Essex police, heavily criticised two years ago for failing four women murdered by abusive partners, still has more to do in responding to domestic violence, finds the police watchdog.
Two weeks ago Chief Constable Stephen Kavanagh said that he would take “personal oversight” of plans to improve the way the force dealt with domestic abuse.
Thursday’s report from HM Inspectorate of Constabulary (HMIC) has recommended a review of the way Essex police prioritises domestic abuses incidents. At the moment most cases are assessed as a priority response, which makes it hard for control room staff to identify cases needing the fastest response.
In addition it advised the force to ensure the right information is available to staff who handle abuse cases by, for example, including a standard question establishing how frightened a caller feels.
It also said that the force needs to “develop staff understanding around the response to domestic abuse and how dealing with it effectively can improve the confidence of victims and prevent homicides.”
In 2011 the Independent Police Complaints Commission (IPCC) published its findings of repeated failures in Essex police’s handling of reports of abuse following the 2008 killing of Maria Stubbings (shown with her brother) by her ex-boyfriend Marc Chivers, the 2011 fatal shootings of Christine Chambers and her two-year-old daughter Shania by David Oakes, and the murder of Jeanette Goodwin at the hands of her ex-partner eight weeks later.
Essex Police apologised at the time, and the latest report by HMIC inspectors finds that force had taken steps to improve the way it handles such cases.
Chief Constable Stephen Kavanagh said he had asked in August 2012 for the HMIC to make an independent assessment of the force’s progress thus far:
“[The report] recognises the substantial steps that have been taken to make sure suspects are arrested at the earliest opportunity, that calls are dealt with quickly and that intelligence is developed to identify those at greatest risk.

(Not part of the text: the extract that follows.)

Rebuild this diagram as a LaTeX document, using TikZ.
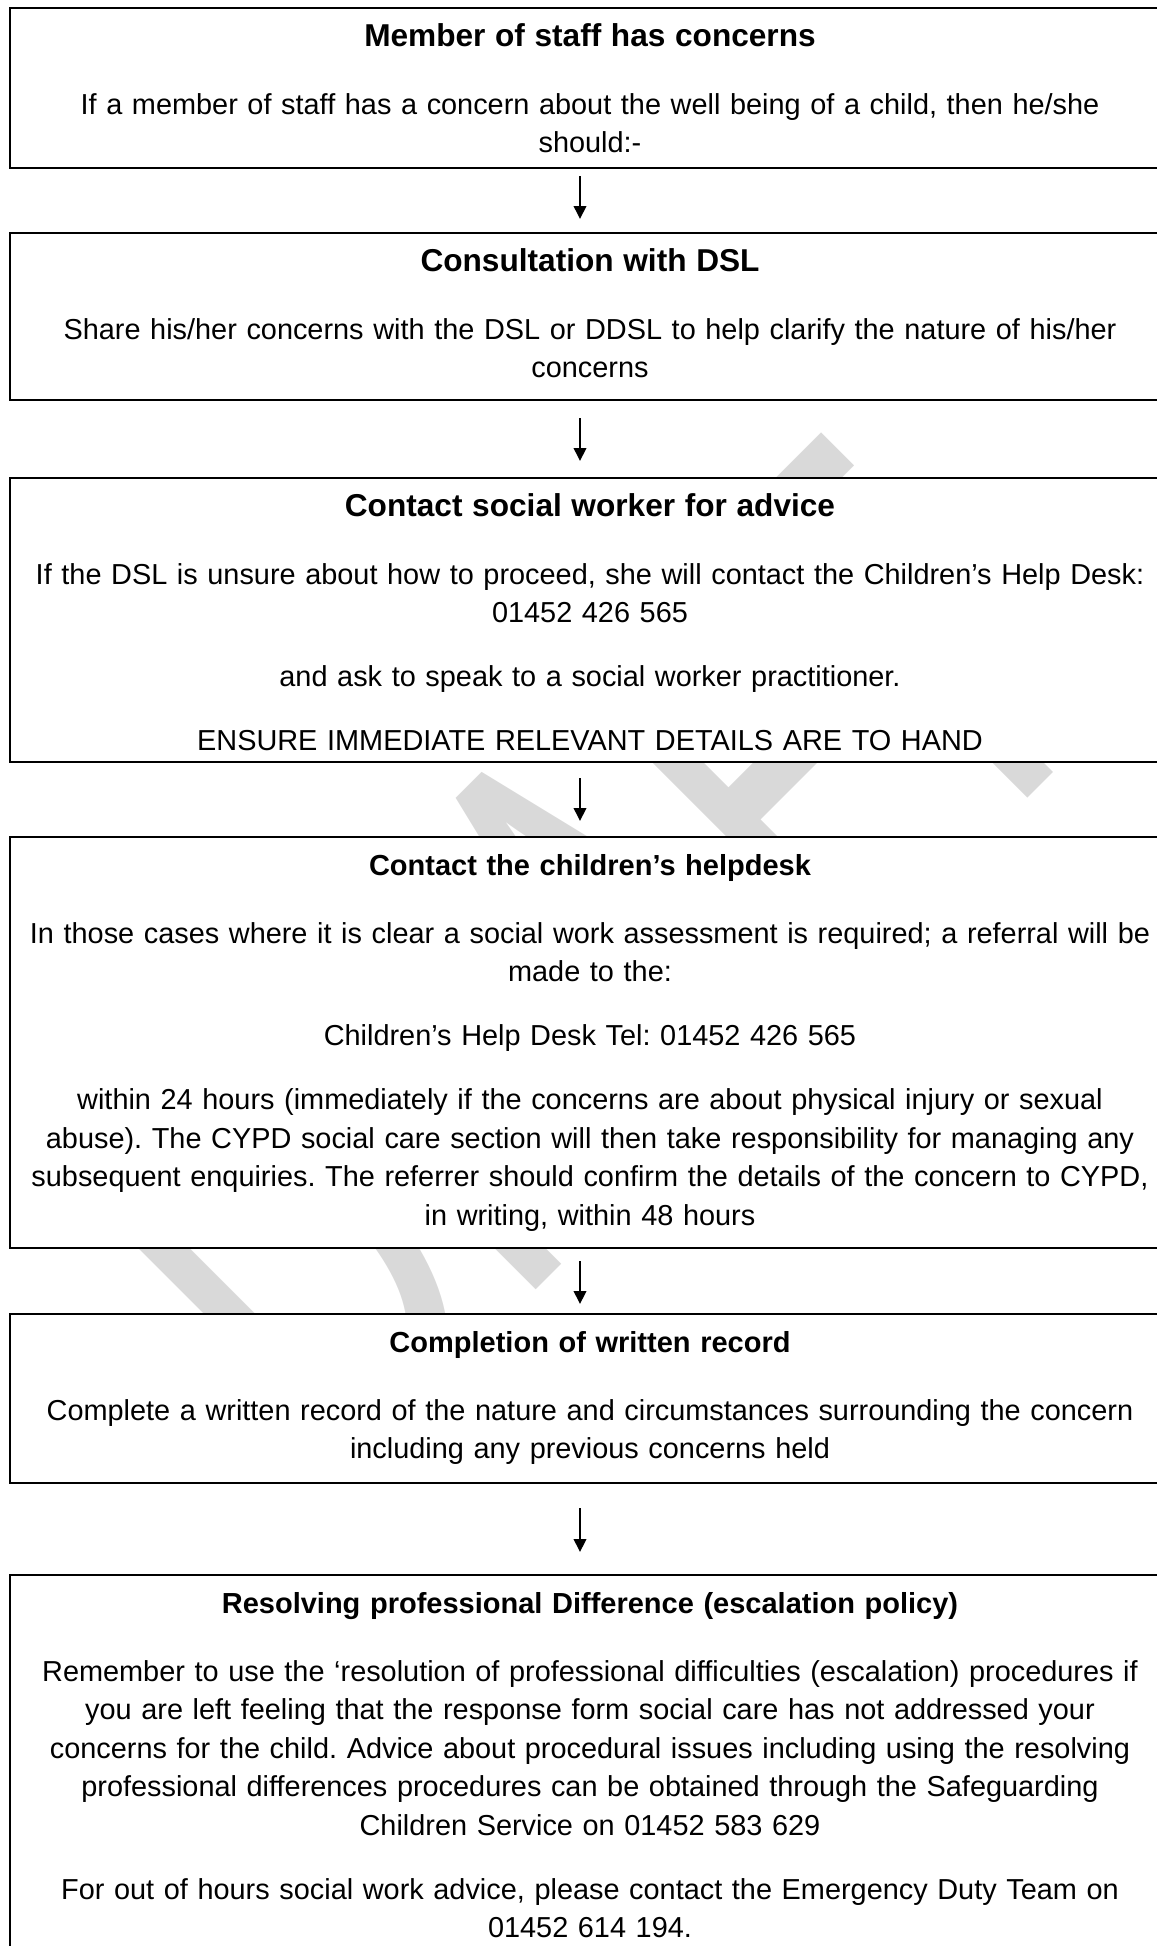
\documentclass[tikz,border=0pt]{standalone}
\usepackage{graphicx}
\usepackage{fontspec}
\setmainfont{Liberation Sans}
\newfontfamily\draftfont{Carlito}
\usetikzlibrary{arrows.meta}
\definecolor{wmgrey}{HTML}{D9D9D9}
\newcommand{\headlarge}[1]{\strut{\fontsize{12.65}{15.4}\selectfont\bfseries #1}}
\newcommand{\headsmall}[1]{\strut{\fontsize{11.6}{15.4}\selectfont\bfseries #1}}
\frenchspacing

\begin{document}
\begin{tikzpicture}[x=0.4pt, y=-0.4pt, >={Triangle[length=5.2pt,width=5pt]},
    flowbox/.style={draw, fill=white, line width=0.8pt, minimum width=464pt, inner sep=0pt},
    boxtext/.style={anchor=north, inner sep=0pt, align=center, text width=520pt,
        font=\fontsize{11.55}{15.4}\selectfont},
    flowarrow/.style={->, line width=0.8pt}]
        \useasboundingbox (0,0) rectangle (1157,1946);
        \clip (0,0) rectangle (1157,1946);
        % watermark, mostly hidden by the boxes
        \node[text=wmgrey, rotate=45, inner sep=0pt, font=\draftfont\fontsize{252}{252}\selectfont] (draft) at (581.5,958.5) {\scalebox{0.646}[1]{DRAFT}};
        % boxes
        \node[flowbox, minimum height=64pt] (staff) at (590,88) {};
        \node[flowbox, minimum height=66.8pt] (dsl) at (590,316.5) {};
        \node[flowbox, minimum height=113.6pt] (advice) at (590,620) {};
        \node[flowbox, minimum height=164.4pt] (helpdesk) at (590,1042.5) {};
        \node[flowbox, minimum height=67.6pt] (record) at (590,1398.5) {};
        \node[flowbox, minimum height=168pt] (escalate) at (590,1785) {};
        % texts
        \node[boxtext] (staffT) at ([yshift=-4.8pt]staff.north) {\headlarge{Member of staff has concerns}\\[11.8pt]
            If a member of staff has a concern about the well being of a child, then he/she\\ should:-};
        \node[boxtext] (dslT) at ([yshift=-4.8pt]dsl.north) {\headlarge{Consultation with DSL}\\[11.8pt]
            Share his/her concerns with the DSL or DDSL to help clarify the nature of his/her\\ concerns};
        \node[boxtext] (adviceT) at ([yshift=-4.8pt]advice.north) {\headlarge{Contact social worker for advice}\\[11.8pt]
            If the DSL is unsure about how to proceed, she will contact the Children’s Help Desk:\\ 01452 426 565\\[10.2pt]
            and ask to speak to a social worker practitioner.\\[10.2pt]
            ENSURE IMMEDIATE RELEVANT DETAILS ARE TO HAND};
        \node[boxtext] (helpdeskT) at ([yshift=-4.8pt]helpdesk.north) {\headsmall{Contact the children’s helpdesk}\\[11.8pt]
            In those cases where it is clear a social work assessment is required; a referral will be\\ made to the:\\[10.2pt]
            Children’s Help Desk Tel: 01452 426 565\\[10.2pt]
            within 24 hours (immediately if the concerns are about physical injury or sexual\\
            abuse). The CYPD social care section will then take responsibility for managing any\\
            subsequent enquiries. The referrer should confirm the details of the concern to CYPD,\\
            in writing, within 48 hours};
        \node[boxtext] (recordT) at ([yshift=-4.8pt]record.north) {\headsmall{Completion of written record}\\[11.8pt]
            Complete a written record of the nature and circumstances surrounding the concern\\
            including any previous concerns held};
        \node[boxtext] (escalateT) at ([yshift=-4.8pt]escalate.north) {\headsmall{Resolving professional Difference (escalation policy)}\\[11.8pt]
            Remember to use the ‘resolution of professional difficulties (escalation) procedures if\\
            you are left feeling that the response form social care has not addressed your\\
            concerns for the child. Advice about procedural issues including using the resolving\\
            professional differences procedures can be obtained through the Safeguarding\\
            Children Service on 01452 583 629\\[10.2pt]
            For out of hours social work advice, please contact the Emergency Duty Team on\\
            01452 614 194.};
        % arrows
        \draw[flowarrow, shorten <=2.8pt, shorten >=5.2pt] ([xshift=-4pt]staff.south) -- ([xshift=-4pt]dsl.north);
        \draw[flowarrow, shorten <=6.8pt, shorten >=6.4pt] ([xshift=-4pt]dsl.south) -- ([xshift=-4pt]advice.north);
        \draw[flowarrow, shorten <=6pt, shorten >=6pt] ([xshift=-4pt]advice.south) -- ([xshift=-4pt]helpdesk.north);
        \draw[flowarrow, shorten <=4.8pt, shorten >=3.6pt] ([xshift=-4pt]helpdesk.south) -- ([xshift=-4pt]record.north);
        \draw[flowarrow, shorten <=9.6pt, shorten >=8.8pt] ([xshift=-4pt]record.south) -- ([xshift=-4pt]escalate.north);
    \end{tikzpicture}
\end{document}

“But I also recognise that it highlights several areas where we need to streamline our processes, improve communication, and provide a better service to victims. This includes improving information sharing between other agencies by tackling the issue with a genuine partnership response and commitment.
“I stated only two weeks ago that I would now be taking personal oversight of the force’s plans to shape the way we deal with this particularly important issue. There has been some really positive work done so far and I have already acknowledged that there is still much work to be done.”
Zoe Billingham, HM Inspector of Constabulary, said: “Domestic abuse is a very serious crime, as the tragic cases of Maria Stubbings, Christine Chambers, her two-year-old daughter Shania and Jeanette Goodwin demonstrate. And it’s absolutely vital the police get the handling of these cases right for victims.
“Essex Police should be recognised for taking the positive step of asking for this issue to be reviewed, and the force has taken a number of important steps to address how domestic abuse cases are handled.
“However, there is still more work to do to ensure that victims get the best possible service from their force.”
Ms Stubbings, a 50-year-old mother of two from Chelmsford, was strangled with a dog lead in 2008 by Chivers who also killed a previous girlfriend.
The IPCC found there was no assessment of the risk Chivers posed to Ms Stubbings and as a result she was not afforded proper protection.
Christine Chambers, 38, from Braintree, was complaining about violence from Oakes for two years before the murders and the IPCC found the force’s response was “inadequate”.
Jeanette Goodwin, 47, was stabbed 30 times by Martin Bunch, 44, in front of her husband at her home in Southend, Essex.
The IPCC found she received an “inadequate response” from Essex Police on the day of her murder, adding that the force did not recognise the need for urgent action.
Since the deaths, Essex Police have improved training and ensured officers who attend incidents are provided with better intelligence, such as reports of previous attacks, HMIC said.
But the review found that while individual officers provide appropriate protection and support of victims, the overall approach to dealing with victims is fragmented.
This risks undermining trust among victims and increases the likelihood of victims being unwilling to support prosecutions, the report said.